You can access all `items`, or all `keys`, or all `values`.

In [None]:
print(record.keys())   # It looks like as list of strings
print()
print(record.items())  # It looks like a list of tuples
print()
print(record.values()) # It looks like a list

Even though all these objects look like lists they are not lists. They are **iterators**.  This means that you can go in order and access each one in turn, but they are not accessible by index.

In [None]:
for value in record.values():
    print(value)

print('--')
print( type( record.values() ) )
print('--')
print( list(record.values())[1] )
print('--')
print( record.values()[1] )

Working with dictionaries can be challenging when you are starting.  

Accessing information by `key` is less natural for some.  Moreover, things can quickly become rather complex when nesting is involved. Keeping track of the elements in a list of dictionaries that contains lists of list is not easy task.  

As in many other situations, being organized and working out specific cases with pencil and paper can make all the difference.

In order to gain experience with these challenges, let's create a list of dictionaries using the code for processing the roster files. 

In [None]:
def parse_record( filename ):
    """
    Takes a Path object and returns a dictionary with the cleaned
    information retrieved from the file read
    
    inputs:
        filename -- Path object
        
    output:
        record -- dict
    """
    record = {}
    
    # Statements here!
    
    return record

In [None]:
roster_path = ''
my_paths = get_path_to_records( roster_path )

print(my_paths[:4])

records = []
for filename in my_paths[:4]:
    records.append( parse_record(filename) )
#     birthday = extract_birthday( record[-1] )
#     age = calculate_age(birthday, relevant_date)
      
print()
print(records)

`my_paths` is a list and in the `for` loop we will iterate over paths to `filenames`.

`records` is a list of dictionaries. Thus, each element in the list is going to be enclosed inside `{}` and separated by commas.
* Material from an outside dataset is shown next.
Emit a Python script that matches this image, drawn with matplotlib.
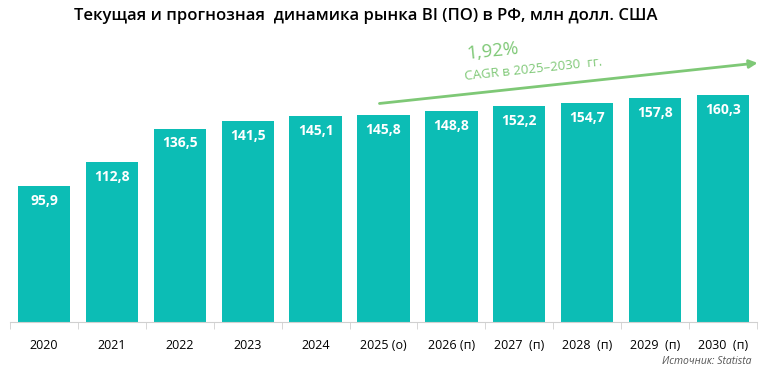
import numpy as np
import matplotlib.pyplot as plt

plt.rcParams['font.family'] = ['Open Sans', 'DejaVu Sans']

years = ["2020", "2021", "2022", "2023", "2024", "2025 (о)", "2026 (п)",
         "2027  (п)", "2028  (п)", "2029  (п)", "2030  (п)"]
values = [95.9, 112.8, 136.5, 141.5, 145.1, 145.8, 148.8, 152.2, 154.7, 157.8, 160.3]
cagr_text = "1,92%"
cagr_label = "CAGR в 2025–2030  гг."

W, H = 761, 371
fig = plt.figure(figsize=(W / 100, H / 100), dpi=100)
ax = fig.add_axes([10 / W, 49 / H, 747 / W, 282 / H])

x = np.arange(len(values))
bar_color = "#0cbdb5"
ax.bar(x, values, width=0.77, color=bar_color)
for xi, v in zip(x, values):
    ax.text(xi, v - 10.5, f"{v:.1f}".replace(".", ","), ha="center", va="center",
            color="white", fontsize=10, fontweight="bold")

ax.set_xlim(-0.5, len(values) - 0.5)
ax.set_ylim(0, 199)
ax.set_yticks([])
for s in ["top", "right", "left"]:
    ax.spines[s].set_visible(False)
ax.spines["bottom"].set_color("#d0d0d0")
ax.set_xticks(x)
ax.set_xticklabels(years, fontsize=9)
ax.tick_params(axis="x", which="major", length=0, pad=12)
ax.set_xticks(np.arange(len(values) + 1) - 0.5, minor=True)
ax.tick_params(axis="x", which="minor", length=5, color="#d0d0d0")

# стрелка CAGR
green = "#7ec876"
ax.annotate("", xy=(10.55, 183), xytext=(4.9, 154), annotation_clip=False,
            arrowprops=dict(arrowstyle="-|>", color=green, lw=2, mutation_scale=12))
ax.text(6.6, 191, cagr_text, color=green, fontsize=13.5, rotation=6,
        ha="center", va="center")
ax.text(7.2, 178, cagr_label, color=green, fontsize=9.5, rotation=6,
        ha="center", va="center")

fig.text(0.48, 1 - 16 / H, "Текущая и прогнозная  динамика рынка BI (ПО) в РФ, млн долл. США",
         ha="center", va="center", fontsize=12, fontweight="semibold")
fig.text(752 / W, 1 - 362 / H, "Источник: Statista", ha="right", va="center",
         fontsize=7.5, style="italic", color="#555555")

fig.savefig("out.png", dpi=100)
Look for `}, {`. Those mark where a dictionary ends and the next begins.

Inside each dictionary, we have `key: value` pairs separated by commas. 

If you can read them, you can write a command that accesses them!

# Exercises

You can go back to the **[previous notebook](nb_09_Functions_n_Refactoring.ipynb)** or finish those other functions here.

In [None]:
# Print the Department of the 5th student record
#


In [None]:
# Print the Height of the 15th student record
#


In [None]:
# Print the string "My name is ______ and I was born in _month___ of ___year." 
# for the 15th student record
#


What if you want to actually print the name of the month instead of a number?...

In [None]:
# Print the string "My name is ______ and I was born in _month___ of ___year." 
# for the 15th student record


In [None]:
# Print the string "My name is ______ and I love _color_." 
# for the 25th student record


In [None]:
# Print the string "My name is ______ and I love _color_." 
# for the first 10 student records 


Find all students that are within 5 years of age of Agatha Young.

Save all the processed records into a JSON file and check that it is all correct.